Sensaciones caloríficas
Madrid. Sábado. Ocho y media de la tarde. Emerjo de la boca del metro y compruebo que el sol comienza a ocultarse. Sin embargo, el calor que, tras una semana de tregua, lleva de nuevo un par de días acompañándonos se niega a remitir. Avanzo por la acera y noto cómo una especie de vaho invisible, cálido y pegajoso me sube por las piernas y se adhiere a mi piel.
Cuando tengo que cruzar la calle es peor: no sé cómo, pero ese mismo calor logra atravesar la goma de la suela de las playeras, amenazando con fundirlas con el asfalto, llevándose mis pies con ellas. Por suerte, mi destino está cerca. Sólo un par de minutos andando y llego al portal. Abro la puerta y me recibe una gran bocanada de aire fresco que se caldea a medida que voy avanzando por la escalera.

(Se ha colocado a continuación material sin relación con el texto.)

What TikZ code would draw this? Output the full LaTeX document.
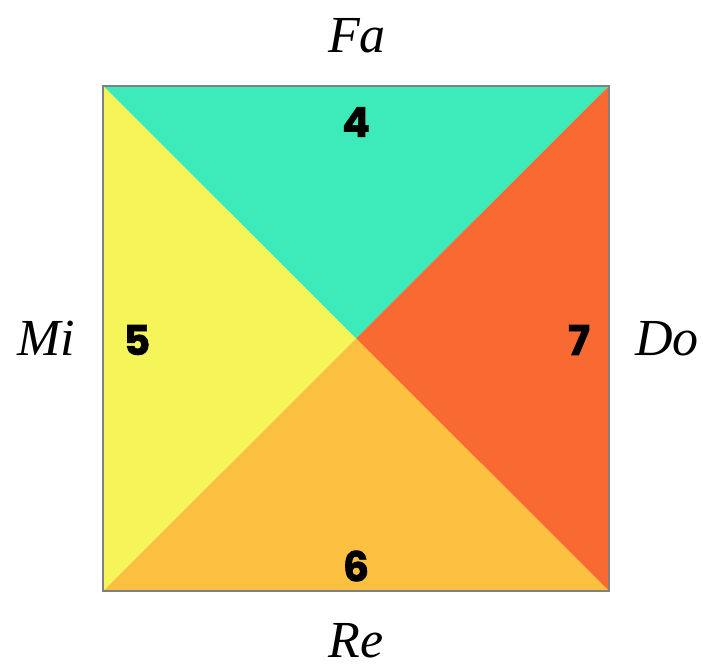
\documentclass[tikz,border=0pt]{standalone}
\usepackage{fontspec}
\setmainfont{Liberation Serif}
\newfontfamily\numfont{Poppins}[BoldFeatures={FakeBold=1.6}]
\definecolor{cteal}{HTML}{3DEBBA}
\definecolor{cyellow}{HTML}{F5F55A}
\definecolor{corange}{HTML}{F96A32}
\definecolor{camber}{HTML}{FBC040}
\definecolor{cborder}{HTML}{808080}
\begin{document}
\begin{tikzpicture}[x=1pt,y=-1pt,
  num/.style={font=\numfont\bfseries\fontsize{41}{41}\selectfont, inner sep=0pt},
  lab/.style={font=\itshape\fontsize{52}{52}\selectfont, inner sep=0pt}]
\useasboundingbox (0,0) rectangle (703,671);
\coordinate (tl) at (103,86);
\coordinate (tr) at (609,86);
\coordinate (br) at (609,591);
\coordinate (bl) at (103,591);
\coordinate (c) at (356,338.5);
\fill[cteal] (tl) -- (tr) -- (c) -- cycle;
\fill[corange] (tr) -- (br) -- (c) -- cycle;
\fill[camber] (br) -- (bl) -- (c) -- cycle;
\fill[cyellow] (bl) -- (tl) -- (c) -- cycle;
\draw[cborder, line width=1.8pt] (tl) rectangle (br);
\node[num] (n4) at (356,122) {4};
\node[num] (n5) at (137,340) {5};
\node[num] (n7) at (579,340) {7};
\node[num] (n6) at (356,566) {6};
\node[lab, anchor=base] (fa) at (357,53) {Fa};
\node[lab, anchor=base] (mi) at (46,355) {Mi};
\node[lab, anchor=base] (do) at (667,355) {Do};
\node[lab, anchor=base] (re) at (356,657) {Re};
\end{tikzpicture}
\end{document}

En el tercero, el frescor de la planta baja es un mero recuerdo. Abro la puerta de mi piso y el calor me recibe con una bofetada. Casi corriendo, abro la puerta del balcón y la indiscreta ventana de la cocina, ésa que da hacia el típico hotel urbano de cuatro estrellas de la típica cadena de hoteles urbanos de cuatro estrellas. Al fin, noto que el calor se mueve. Sin embargo, soy incapaz de distinguir si entra, sale, o, simplemente, se dedica a dar vueltas por las distintas habitaciones del piso.
Por un momento siento el deseo de agarrar el colchón y trasladar mi dormitorio al portal. Si he de ser sincero, aún no encuentro una buena razón para no hacerlo.